L'avocat note que cette décision met en avant le principe de prévention des risques, plutôt que celui de réparation. "Le salarié devra prouver l'exposition à l'amiante, mais également le fait que l'employeur n'a pas mis en œuvre tous les moyens de prévention auxquels ils était tenu (informer le salarié individuellement du risque, mesure de l'empoussièrement...). L'employeur pourra, lui, prouver qu'il a bien mis en œuvre ces moyens de prévention. La Cour vient ainsi insister fortement sur le devoir de prévention de l'employeur, s'il veut éviter d'être mis en cause par rapport à des préjudices d'anxiété."

"Les employeurs doivent se poser la question : quel est le niveau de prévention que je mets à la disposition de mon salarié ?"

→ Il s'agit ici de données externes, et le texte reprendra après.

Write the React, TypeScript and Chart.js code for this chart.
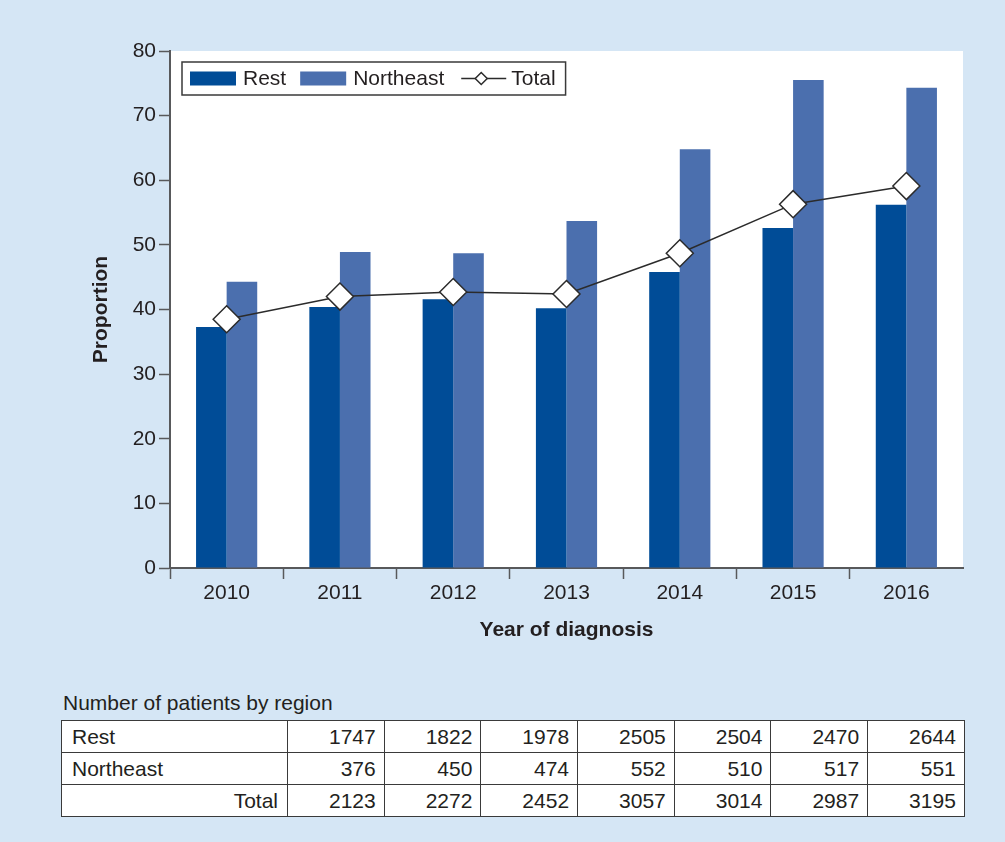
import React, { useEffect, useRef } from "react";
import { Chart, registerables } from "chart.js";

Chart.register(...registerables);

const years = ["2010", "2011", "2012", "2013", "2014", "2015", "2016"];
const restValues = [37.3, 40.4, 41.6, 40.2, 45.8, 52.6, 56.2];
const northeastValues = [44.3, 48.9, 48.7, 53.7, 64.8, 75.5, 74.3];
const totalValues = [38.5, 42.0, 42.7, 42.4, 48.7, 56.3, 59.1];

const tableTitle = "Number of patients by region";
const restCounts = [1747, 1822, 1978, 2505, 2504, 2470, 2644];
const northeastCounts = [376, 450, 474, 552, 510, 517, 551];
const totalCounts = [2123, 2272, 2452, 3057, 3014, 2987, 3195];

const FONT = '"Liberation Sans", Arial, Helvetica, sans-serif';
const TEXT = "#231f20";
const AXIS = "#58595b";
const BG = "#d5e6f5";
const REST_COLOR = "#004c97";
const NE_COLOR = "#4b6fae";

const legendBoxPlugin = {
  id: "legendBox",
  afterDraw(chart: any) {
    const { ctx, chartArea } = chart;
    const ds = chart.data.datasets;
    const fs = 21;
    ctx.save();
    ctx.font = `${fs}px ${FONT}`;
    ctx.textBaseline = "middle";
    ctx.textAlign = "left";
    const left = chartArea.left + 12;
    const top = chartArea.top + 11;
    const h = 33;
    const cy = top + h / 2;
    let x = left + 8;
    const items: any[] = [];
    const order = [1, 2, 0];
    order.forEach((i, k) => {
      const d = ds[i];
      const isLine = d.type === "line";
      const tw = ctx.measureText(d.label).width;
      items.push({ d, isLine, x, tw });
      x += 45 + (isLine ? 5 : 7) + tw;
      if (k < order.length - 1) x += ds[order[k + 1]].type === "line" ? 18 : 15;
    });
    const right = x + 10;
    ctx.fillStyle = "#ffffff";
    ctx.fillRect(left, top, right - left, h);
    ctx.strokeStyle = "#3a3a3a";
    ctx.lineWidth = 1.5;
    ctx.strokeRect(left, top, right - left, h);
    items.forEach((it) => {
      const { d, isLine } = it;
      if (isLine) {
        ctx.strokeStyle = d.borderColor;
        ctx.lineWidth = 1.5;
        ctx.beginPath();
        ctx.moveTo(it.x, cy);
        ctx.lineTo(it.x + 45, cy);
        ctx.stroke();
        const r = 6;
        const mx = it.x + 20;
        ctx.beginPath();
        ctx.moveTo(mx - r, cy);
        ctx.lineTo(mx, cy - r);
        ctx.lineTo(mx + r, cy);
        ctx.lineTo(mx, cy + r);
        ctx.closePath();
        ctx.fillStyle = "#ffffff";
        ctx.fill();
        ctx.stroke();
        ctx.fillStyle = TEXT;
        ctx.fillText(d.label, it.x + 50, cy + 1);
      } else {
        ctx.fillStyle = d.backgroundColor;
        ctx.fillRect(it.x, cy - 7, 46, 14);
        ctx.fillStyle = TEXT;
        ctx.fillText(d.label, it.x + 53, cy + 1);
      }
    });
    ctx.restore();
  },
};

function ChartView() {
  const ref = useRef<HTMLCanvasElement | null>(null);
  useEffect(() => {
    if (!ref.current) return;
    const chart = new Chart(ref.current, {
      type: "bar",
      data: {
        labels: years,
        datasets: [
          {
            type: "line",
            label: "Total",
            data: totalValues,
            borderColor: "#2b2b2b",
            borderWidth: 1.5,
            backgroundColor: "#ffffff",
            pointStyle: "rectRot",
            pointRadius: 13.5,
            pointBackgroundColor: "#ffffff",
            pointBorderColor: "#2b2b2b",
            pointBorderWidth: 1.5,
            order: 0,
            tension: 0,
          } as any,
          {
            type: "bar",
            label: "Rest",
            data: restValues,
            backgroundColor: REST_COLOR,
            borderWidth: 0,
            barPercentage: 1,
            categoryPercentage: 0.54,
            order: 1,
          },
          {
            type: "bar",
            label: "Northeast",
            data: northeastValues,
            backgroundColor: NE_COLOR,
            borderWidth: 0,
            barPercentage: 1,
            categoryPercentage: 0.54,
            order: 1,
          },
        ],
      },
      options: {
        responsive: false,
        animation: false,
        layout: { padding: { left: 0, top: 51, right: 42, bottom: 0 } },
        plugins: {
          legend: { display: false },
          tooltip: { enabled: false },
          title: { display: false },
        },
        scales: {
          x: {
            offset: true,
            afterFit: (s: any) => {
              s.height = 92;
            },
            grid: {
              offset: true,
              drawOnChartArea: false,
              drawTicks: true,
              tickLength: 11,
              tickWidth: 1.5,
              tickColor: (c: any) => (c.tick === undefined || c.index >= years.length ? "rgba(0,0,0,0)" : AXIS),
            },
            border: { display: true, color: AXIS, width: 2 },
            ticks: {
              color: TEXT,
              font: { family: FONT, size: 21 },
              padding: 2,
              maxRotation: 0,
            },
            title: {
              display: true,
              text: "Year of diagnosis",
              color: TEXT,
              font: { family: FONT, size: 21, weight: "bold" },
              padding: { top: 0, bottom: 17 },
            },
          },
          y: {
            min: 0,
            max: 80,
            afterFit: (s: any) => {
              s.width = 170;
            },
            grid: {
              drawOnChartArea: false,
              drawTicks: true,
              tickLength: 11,
              tickWidth: 1.5,
              tickColor: AXIS,
            },
            border: { display: true, color: AXIS, width: 2 },
            ticks: {
              stepSize: 10,
              color: TEXT,
              font: { family: FONT, size: 21 },
              padding: 3,
            },
            title: {
              display: true,
              text: "Proportion",
              color: TEXT,
              font: { family: FONT, size: 21, weight: "bold" },
              padding: { top: 89, bottom: 0 },
            },
          },
        },
      },
      plugins: [
        {
          id: "whiteArea",
          beforeDraw(chart: any) {
            const { ctx, chartArea } = chart;
            ctx.save();
            ctx.fillStyle = "#ffffff";
            ctx.fillRect(chartArea.left, chartArea.top, chartArea.right - chartArea.left, chartArea.bottom - chartArea.top);
            ctx.restore();
          },
        },
        legendBoxPlugin,
      ],
    });
    return () => chart.destroy();
  }, []);
  return <canvas ref={ref} width={1005} height={660} style={{ position: "absolute", left: 0, top: 0, width: 1005, height: 660 }} />;
}

const cellBorder = "1.5px solid #3a3a3a";

function CountsTable() {
  const rows: [string, number[], "left" | "right"][] = [
    ["Rest", restCounts, "left"],
    ["Northeast", northeastCounts, "left"],
    ["Total", totalCounts, "right"],
  ];
  return (
    <div style={{ position: "absolute", left: 61, top: 688, width: 903, fontFamily: FONT, color: TEXT }}>
      <div style={{ fontSize: 21, lineHeight: "30px", paddingLeft: 2, height: 32 }}>{tableTitle}</div>
      <table style={{ borderCollapse: "collapse", width: 903, tableLayout: "fixed", fontSize: 21, background: "#ffffff" }}>
        <colgroup>
          <col style={{ width: 226 }} />
          {years.map((y) => (
            <col key={y} style={{ width: 96.7 }} />
          ))}
        </colgroup>
        <tbody>
          {rows.map(([label, vals, align]) => (
            <tr key={label} style={{ height: 32 }}>
              <td style={{ border: cellBorder, textAlign: align, padding: align === "left" ? "0 0 0 10px" : "0 9px 0 0", lineHeight: "29px" }}>{label}</td>
              {vals.map((v, i) => (
                <td key={i} style={{ border: cellBorder, textAlign: "right", padding: "0 8px 0 0", lineHeight: "29px" }}>
                  {v}
                </td>
              ))}
            </tr>
          ))}
        </tbody>
      </table>
    </div>
  );
}

export default function App() {
  useEffect(() => {
    document.body.style.margin = "0";
    document.body.style.background = BG;
  }, []);
  return (
    <div style={{ position: "absolute", left: 0, top: 0, width: 1005, height: 842, background: BG, overflow: "hidden" }}>
      <ChartView />
      <CountsTable />
    </div>
  );
}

L'avocat pointe enfin un autre sujet qui devrait alimenter les discussions : la période de prescription. "Nous faisons démarrer ce délai, d'une durée de cinq ans, à partir du moment où le salarié a pris conscience du risque, ou aurait dû." Un point de départ qui va visiblement se définir au cas par cas.

 

Quoi qu'il en soit, s'il y a une chose à retenir de cette décision, selon Frédéric Quintis, c'est que les employeurs seraient bien inspirés de mettre en place les moyens de prévention attendus par la réglementation aujourd'hui. "C'est d'ailleurs autant bénéfique à l'employeur, qui échappera aux risque de préjudices d'anxiété, qu'à l'employé, qui restera en bonne santé. Il faut se poser la question : quel est le niveau de prévention que je mets à la disposition de mon salarié ?"

 

Un "nouveau champ de bataille qui s'ouvre"

 

"C'est un nouveau champ de bataille qui s'ouvre", réagit Alain Bobbio, membre de l'Association nationale de défense des victimes de l'amiante (Andeva), contacté par Batiactu. Car toute la difficulté pour un salarié du bâtiment, estimant avoir été exposé à l'amiante de manière importante, sera de prouver la réalité de cette exposition. "Avec l'aide d'associations et d'avocats spécialisés, cela n'est pas mission impossible", assure Alain Bobbio. L'un des enjeux sera de définir à partir de quel moment apparaît un "risque élevé de développer une maladie grave".

 

 

Michel Parigot, porte-parole de l'association des victimes de l'amiante et autres polluants (Ava) se montre relativement pessimiste. "Prouver la faute d'un employeur, dans le secteur du Bâtiment, ou une exposition, est toujours compliqué", explique-t-il à Batiactu. Les entreprises ont changé de nom ou ont disparu, les activités ont évolué, certains bâtiments concernés sont détruits, les témoignages sont difficiles à trouver... "Aujourd'hui, 25% des victimes de l'amiante sont issues du secteur de la construction, ce qui en fait le secteur le plus touché, malheureusement. Ne pas disposer d'un préjudice d'anxiété constitue une forme de double peine, sachant qu'il est déjà exclu du bénéfice de la préretraite amiante."

 

Une décision qui ouvre une "loterie"

 

L'Ava n'hésite pas à affirmer que la décision de la Cour de cassation ouvrira une "loterie" dans la mesure où "pour la même situation individuelle, un tribunal attribuera le bénéfice du préjudice d'anxiété et un autre le refusera, sans aucune raison objective". La solution serait de mettre en place des règles d'évaluation des situations individuelles qui valent pour tous et qui soient les mêmes sur tout le territoire, d'après l'organisation.

 

Et que peut attendre, financièrement parlant, un salarié victime d'exposition à l'amiante en matière de préjudice d'anxiété ? Michel Bobbio, de l'Andeva, chiffre l'indemnité moyenne à 8.000 euros.

 

Nouvelle démarche pour un procès pénal : où en est-on ?
En janvier 2019, les victimes de l'amiante avaient décidé, par l'intermédiaire de l'Ava, d'enclencher une nouvelle procédure au tribunal correctionnel contre un série de responsables nationaux du scandale, principalement des personnes gravitant autour du Comité permanent amiante (CPA). Où en est ce travail ? Michel Parigot nous en dit plus. "Nous n'avons pas encore déposé la citation directe, nous continuons la recherche de preuves, collectons tous les dossiers des gens. Nous avons des importantes remontées d'informations."